With n-grams, stroke numbers are used to create an ID sequence

To revisit the wisdom-knowledge example, this means that the sub-word structure knowledge “知” would be written in the same sequence in both cases. By giving each stroke type a number and then representing a combination of strokes with a numerical sequence, a system could identify the same sequence occurring in different contexts. This is why stroke n-grams are capable of capturing morphological and semantic information that is shared between words, even though a stroke by itself conveys no semantic information.

Converting words to n-grams

Chinese words are mapped into stroke n-grams using the following process:

1. Words (comprising one or more Chinese characters) are divided into their constituent characters.

2. The stroke sequence for each character is retrieved and concatenated together.

3. Stroke sequences are designated stroke IDs.

4. A slide window of size n is imposed to generate stroke n-grams.

Generating n-grams via stroke sequence analysis

As shown in the above example for the word adult “大人” the stroke ID is a 5-gram that captures the stroke sequence for the entire word, while 3-gram and 4-gram n-grams capture stroke sequences for sub-word graphic components.

Using stroke n-grams for learning word embeddings

Word embedding, also known as word vectors, help computers comprehend words. First introduced by Google, the model maps a word’s semantic meaning into a low-dimensional vector space. Through this method, synonyms are identified by the measure of distance between two corresponding vectors.

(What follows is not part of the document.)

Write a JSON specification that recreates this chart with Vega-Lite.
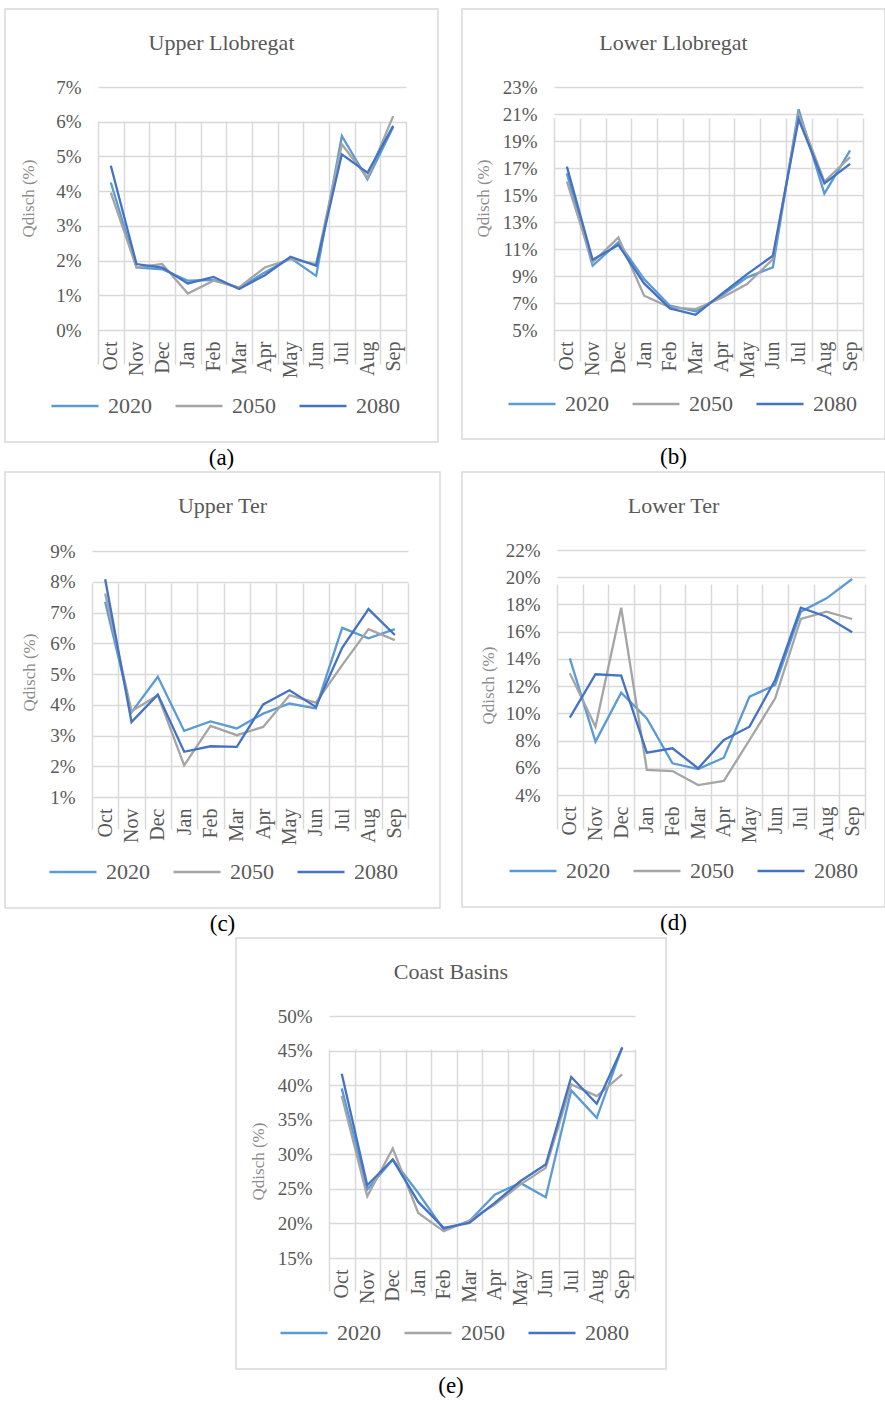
{
  "$schema": "https://vega.github.io/schema/vega-lite/v6.json",
  "background": "white",
  "padding": {"left": -6, "top": 8, "right": 0, "bottom": 0},
  "datasets": {
    "flows": [
      {"basin": "Upper Llobregat", "month": "Oct", "2020": 4.25, "2050": 3.96, "2080": 4.73},
      {"basin": "Upper Llobregat", "month": "Nov", "2020": 1.80, "2050": 1.80, "2080": 1.90},
      {"basin": "Upper Llobregat", "month": "Dec", "2020": 1.75, "2050": 1.90, "2080": 1.80},
      {"basin": "Upper Llobregat", "month": "Jan", "2020": 1.42, "2050": 1.05, "2080": 1.34},
      {"basin": "Upper Llobregat", "month": "Feb", "2020": 1.44, "2050": 1.42, "2080": 1.53},
      {"basin": "Upper Llobregat", "month": "Mar", "2020": 1.21, "2050": 1.23, "2080": 1.18},
      {"basin": "Upper Llobregat", "month": "Apr", "2020": 1.66, "2050": 1.80, "2080": 1.58},
      {"basin": "Upper Llobregat", "month": "May", "2020": 2.07, "2050": 2.04, "2080": 2.11},
      {"basin": "Upper Llobregat", "month": "Jun", "2020": 1.56, "2050": 1.90, "2080": 1.85},
      {"basin": "Upper Llobregat", "month": "Jul", "2020": 5.59, "2050": 5.35, "2080": 5.06},
      {"basin": "Upper Llobregat", "month": "Aug", "2020": 4.34, "2050": 4.39, "2080": 4.53},
      {"basin": "Upper Llobregat", "month": "Sep", "2020": 5.85, "2050": 6.16, "2080": 5.88},
      {"basin": "Lower Llobregat", "month": "Oct", "2020": 16.6, "2050": 16.0, "2080": 17.1},
      {"basin": "Lower Llobregat", "month": "Nov", "2020": 9.76, "2050": 10.0, "2080": 10.2},
      {"basin": "Lower Llobregat", "month": "Dec", "2020": 11.5, "2050": 11.85, "2080": 11.3},
      {"basin": "Lower Llobregat", "month": "Jan", "2020": 8.77, "2050": 7.54, "2080": 8.45},
      {"basin": "Lower Llobregat", "month": "Feb", "2020": 6.8, "2050": 6.68, "2080": 6.6},
      {"basin": "Lower Llobregat", "month": "Mar", "2020": 6.38, "2050": 6.55, "2080": 6.13},
      {"basin": "Lower Llobregat", "month": "Apr", "2020": 7.54, "2050": 7.37, "2080": 7.66},
      {"basin": "Lower Llobregat", "month": "May", "2020": 8.9, "2050": 8.4, "2080": 9.14},
      {"basin": "Lower Llobregat", "month": "Jun", "2020": 9.64, "2050": 10.25, "2080": 10.5},
      {"basin": "Lower Llobregat", "month": "Jul", "2020": 21.35, "2050": 21.0, "2080": 20.6},
      {"basin": "Lower Llobregat", "month": "Aug", "2020": 15.1, "2050": 16.0, "2080": 15.85},
      {"basin": "Lower Llobregat", "month": "Sep", "2020": 18.3, "2050": 17.8, "2080": 17.3},
      {"basin": "Upper Ter", "month": "Oct", "2020": 7.35, "2050": 7.62, "2080": 8.08},
      {"basin": "Upper Ter", "month": "Nov", "2020": 3.75, "2050": 3.79, "2080": 3.44},
      {"basin": "Upper Ter", "month": "Dec", "2020": 4.91, "2050": 4.31, "2080": 4.33},
      {"basin": "Upper Ter", "month": "Jan", "2020": 3.15, "2050": 2.03, "2080": 2.47},
      {"basin": "Upper Ter", "month": "Feb", "2020": 3.46, "2050": 3.31, "2080": 2.65},
      {"basin": "Upper Ter", "month": "Mar", "2020": 3.23, "2050": 3.01, "2080": 2.63},
      {"basin": "Upper Ter", "month": "Apr", "2020": 3.71, "2050": 3.28, "2080": 4.01},
      {"basin": "Upper Ter", "month": "May", "2020": 4.04, "2050": 4.31, "2080": 4.47},
      {"basin": "Upper Ter", "month": "Jun", "2020": 3.88, "2050": 4.07, "2080": 3.93},
      {"basin": "Upper Ter", "month": "Jul", "2020": 6.5, "2050": 5.29, "2080": 5.85},
      {"basin": "Upper Ter", "month": "Aug", "2020": 6.16, "2050": 6.46, "2080": 7.11},
      {"basin": "Upper Ter", "month": "Sep", "2020": 6.46, "2050": 6.1, "2080": 6.27},
      {"basin": "Lower Ter", "month": "Oct", "2020": 14.04, "2050": 12.94, "2080": 9.68},
      {"basin": "Lower Ter", "month": "Nov", "2020": 7.92, "2050": 9.02, "2080": 12.87},
      {"basin": "Lower Ter", "month": "Dec", "2020": 11.52, "2050": 17.76, "2080": 12.77},
      {"basin": "Lower Ter", "month": "Jan", "2020": 9.63, "2050": 5.84, "2080": 7.11},
      {"basin": "Lower Ter", "month": "Feb", "2020": 6.33, "2050": 5.76, "2080": 7.43},
      {"basin": "Lower Ter", "month": "Mar", "2020": 5.91, "2050": 4.73, "2080": 5.96},
      {"basin": "Lower Ter", "month": "Apr", "2020": 6.74, "2050": 5.03, "2080": 8.04},
      {"basin": "Lower Ter", "month": "May", "2020": 11.22, "2050": 8.04, "2080": 9.02},
      {"basin": "Lower Ter", "month": "Jun", "2020": 12.08, "2050": 11.1, "2080": 12.45},
      {"basin": "Lower Ter", "month": "Jul", "2020": 17.47, "2050": 16.93, "2080": 17.76},
      {"basin": "Lower Ter", "month": "Aug", "2020": 18.45, "2050": 17.47, "2080": 17.1},
      {"basin": "Lower Ter", "month": "Sep", "2020": 19.87, "2050": 16.93, "2080": 15.95},
      {"basin": "Coast Basins", "month": "Oct", "2020": 39.53, "2050": 38.42, "2080": 41.65},
      {"basin": "Coast Basins", "month": "Nov", "2020": 24.9, "2050": 23.93, "2080": 25.53},
      {"basin": "Coast Basins", "month": "Dec", "2020": 29.24, "2050": 30.84, "2080": 29.24},
      {"basin": "Coast Basins", "month": "Jan", "2020": 24.4, "2050": 21.52, "2080": 23.11},
      {"basin": "Coast Basins", "month": "Feb", "2020": 19.1, "2050": 18.86, "2080": 19.35},
      {"basin": "Coast Basins", "month": "Mar", "2020": 20.3, "2050": 20.41, "2080": 20.07},
      {"basin": "Coast Basins", "month": "Apr", "2020": 24.17, "2050": 22.73, "2080": 22.97},
      {"basin": "Coast Basins", "month": "May", "2020": 25.86, "2050": 25.62, "2080": 26.1},
      {"basin": "Coast Basins", "month": "Jun", "2020": 23.79, "2050": 28.04, "2080": 28.52},
      {"basin": "Coast Basins", "month": "Jul", "2020": 39.24, "2050": 40.1, "2080": 41.17},
      {"basin": "Coast Basins", "month": "Aug", "2020": 35.28, "2050": 38.42, "2080": 37.31},
      {"basin": "Coast Basins", "month": "Sep", "2020": 45.5, "2050": 41.56, "2080": 45.42}
    ]
  },
  "vconcat": [
    {
      "hconcat": [
        {
          "width": 433, "height": 433,
          "data": {"name": "flows"},
          "transform": [
            {"filter": "datum.basin === 'Upper Llobregat'"},
            {"fold": ["2020", "2050", "2080"], "as": ["year", "q"]}
          ],
          "title": {"text": "Upper Llobregat", "subtitle": "(a)", "offset": -409, "subtitlePadding": 392},
          "mark": {"type": "line", "strokeWidth": 2.3},
          "encoding": {
            "x": {"field": "month", "type": "nominal", "sort": ["Oct","Nov","Dec","Jan","Feb","Mar","Apr","May","Jun","Jul","Aug","Sep"],
                  "scale": {"type": "band", "range": [93, 401], "paddingInner": 0, "paddingOuter": 0},
                  "axis": {"title": null, "offset": -112, "tickBand": "extent"}},
            "y": {"field": "q", "type": "quantitative",
                  "scale": {"domain": [0, 7], "range": [321, 78], "nice": false, "zero": false},
                  "axis": {"title": "Qdisch (%)", "offset": -93, "values": [0,1,2,3,4,5,6,7], "labelExpr": "datum.value + '%'", "titleX": -70, "titleY": 189}},
            "color": {"field": "year", "type": "nominal",
                      "scale": {"domain": ["2020","2050","2080"], "range": ["#5b9bd5","#a5a5a5","#4472c4"]},
                      "legend": {"legendX": 45, "legendY": 372}}
          }
        },
        {
          "width": 423, "height": 430,
          "data": {"name": "flows"},
          "transform": [
            {"filter": "datum.basin === 'Lower Llobregat'"},
            {"fold": ["2020", "2050", "2080"], "as": ["year", "q"]}
          ],
          "title": {"text": "Lower Llobregat", "subtitle": "(b)", "offset": -406, "subtitlePadding": 391},
          "mark": {"type": "line", "strokeWidth": 2.3},
          "encoding": {
            "x": {"field": "month", "type": "nominal", "sort": ["Oct","Nov","Dec","Jan","Feb","Mar","Apr","May","Jun","Jul","Aug","Sep"],
                  "scale": {"type": "band", "range": [92, 401], "paddingInner": 0, "paddingOuter": 0},
                  "axis": {"title": null, "offset": -109, "tickBand": "extent"}},
            "y": {"field": "q", "type": "quantitative",
                  "scale": {"domain": [5, 23], "range": [321, 78], "nice": false, "zero": false},
                  "axis": {"title": "Qdisch (%)", "offset": -92, "values": [5,7,9,11,13,15,17,19,21,23], "labelExpr": "datum.value + '%'", "titleX": -71, "titleY": 189}},
            "color": {"field": "year", "type": "nominal",
                      "scale": {"domain": ["2020","2050","2080"], "range": ["#5b9bd5","#a5a5a5","#4472c4"]},
                      "legend": {"legendX": 45, "legendY": 370}}
          }
        }
      ],
      "spacing": 12,
      "resolve": {"scale": {"color": "independent"}}
    },
    {
      "hconcat": [
        {
          "width": 435, "height": 436,
          "data": {"name": "flows"},
          "transform": [
            {"filter": "datum.basin === 'Upper Ter'"},
            {"fold": ["2020", "2050", "2080"], "as": ["year", "q"]}
          ],
          "title": {"text": "Upper Ter", "subtitle": "(c)", "offset": -412, "subtitlePadding": 395},
          "mark": {"type": "line", "strokeWidth": 2.3},
          "encoding": {
            "x": {"field": "month", "type": "nominal", "sort": ["Oct","Nov","Dec","Jan","Feb","Mar","Apr","May","Jun","Jul","Aug","Sep"],
                  "scale": {"type": "band", "range": [87, 403], "paddingInner": 0, "paddingOuter": 0},
                  "axis": {"title": null, "offset": -111, "tickBand": "extent"}},
            "y": {"field": "q", "type": "quantitative",
                  "scale": {"domain": [1, 9], "range": [325, 79], "nice": false, "zero": false},
                  "axis": {"title": "Qdisch (%)", "offset": -87, "values": [1,2,3,4,5,6,7,8,9], "labelExpr": "datum.value + '%'", "titleX": -63, "titleY": 200}},
            "color": {"field": "year", "type": "nominal",
                      "scale": {"domain": ["2020","2050","2080"], "range": ["#5b9bd5","#a5a5a5","#4472c4"]},
                      "legend": {"legendX": 43, "legendY": 375}}
          }
        },
        {
          "width": 423, "height": 435,
          "data": {"name": "flows"},
          "transform": [
            {"filter": "datum.basin === 'Lower Ter'"},
            {"fold": ["2020", "2050", "2080"], "as": ["year", "q"]}
          ],
          "title": {"text": "Lower Ter", "subtitle": "(d)", "offset": -411, "subtitlePadding": 394},
          "mark": {"type": "line", "strokeWidth": 2.3},
          "encoding": {
            "x": {"field": "month", "type": "nominal", "sort": ["Oct","Nov","Dec","Jan","Feb","Mar","Apr","May","Jun","Jul","Aug","Sep"],
                  "scale": {"type": "band", "range": [95, 403], "paddingInner": 0, "paddingOuter": 0},
                  "axis": {"title": null, "offset": -112, "tickBand": "extent"}},
            "y": {"field": "q", "type": "quantitative",
                  "scale": {"domain": [4, 22], "range": [323, 78], "nice": false, "zero": false},
                  "axis": {"title": "Qdisch (%)", "offset": -95, "values": [4,6,8,10,12,14,16,18,20,22], "labelExpr": "datum.value + '%'", "titleX": -69, "titleY": 213}},
            "color": {"field": "year", "type": "nominal",
                      "scale": {"domain": ["2020","2050","2080"], "range": ["#5b9bd5","#a5a5a5","#4472c4"]},
                      "legend": {"legendX": 46, "legendY": 374}}
          }
        }
      ],
      "spacing": 10,
      "resolve": {"scale": {"color": "independent"}}
    },
    {
      "hconcat": [
        {
          "width": 210, "height": 10,
          "data": {"values": []},
          "mark": "point",
          "view": {"stroke": null}
        },
        {
          "width": 430, "height": 431,
          "data": {"name": "flows"},
          "transform": [
            {"filter": "datum.basin === 'Coast Basins'"},
            {"fold": ["2020", "2050", "2080"], "as": ["year", "q"]}
          ],
          "title": {"text": "Coast Basins", "subtitle": "(e)", "offset": -407, "subtitlePadding": 391},
          "mark": {"type": "line", "strokeWidth": 2.3},
          "encoding": {
            "x": {"field": "month", "type": "nominal", "sort": ["Oct","Nov","Dec","Jan","Feb","Mar","Apr","May","Jun","Jul","Aug","Sep"],
                  "scale": {"type": "band", "range": [93, 399], "paddingInner": 0, "paddingOuter": 0},
                  "axis": {"title": null, "offset": -111, "tickBand": "extent"}},
            "y": {"field": "q", "type": "quantitative",
                  "scale": {"domain": [15, 50], "range": [320, 78], "nice": false, "zero": false},
                  "axis": {"title": "Qdisch (%)", "offset": -93, "values": [15,20,25,30,35,40,45,50], "labelExpr": "datum.value + '%'", "titleX": -71, "titleY": 223}},
            "color": {"field": "year", "type": "nominal",
                      "scale": {"domain": ["2020","2050","2080"], "range": ["#5b9bd5","#a5a5a5","#4472c4"]},
                      "legend": {"legendX": 43, "legendY": 370}}
          }
        }
      ],
      "spacing": 10,
      "resolve": {"scale": {"color": "independent"}}
    }
  ],
  "spacing": 0,
  "resolve": {"scale": {"color": "independent"}},
  "config": {
    "font": "Liberation Serif",
    "view": {"stroke": "#d9d9d9", "strokeWidth": 1.5},
    "title": {
      "orient": "bottom", "anchor": "middle", "frame": "group", "baseline": "top",
      "fontSize": 22, "fontWeight": "normal", "color": "#595959", "font": "Liberation Serif",
      "subtitleFont": "Liberation Serif", "subtitleFontSize": 23, "subtitleColor": "#000000", "subtitleFontWeight": "normal"
    },
    "axis": {
      "grid": true, "gridColor": "#d9d9d9", "gridWidth": 1.5,
      "domain": false, "ticks": false, "tickSize": 0,
      "labelFont": "Liberation Serif", "labelColor": "#595959",
      "titleFont": "Liberation Serif", "titleColor": "#8c8c8c", "titleFontWeight": "normal"
    },
    "axisX": {"labelFontSize": 20, "labelAngle": -90, "labelPadding": 11, "labelOverlap": false},
    "axisY": {"labelFontSize": 19, "labelPadding": 17, "titleFontSize": 17, "titleBaseline": "middle", "titleAngle": -90},
    "legend": {
      "orient": "none", "direction": "horizontal", "title": null,
      "symbolType": "stroke", "symbolSize": 2209, "symbolStrokeWidth": 2.5,
      "labelFont": "Liberation Serif", "labelFontSize": 22, "labelColor": "#595959",
      "labelOffset": 8, "columnPadding": 18
    }
  }
}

To incorporate stroke n-grams into the function of learning word embeddings, the research team specifically designed a simple yet effective mathematical model that helps computers learn Chinese-style word embeddings. The novel algorithm developed by the research team outperformed Google’s word2vec, Stanford’s GloVe and Tsinghua’s CWE among others in the public test datasets, and yielded better results for several Alibaba and Ant Financial tasks.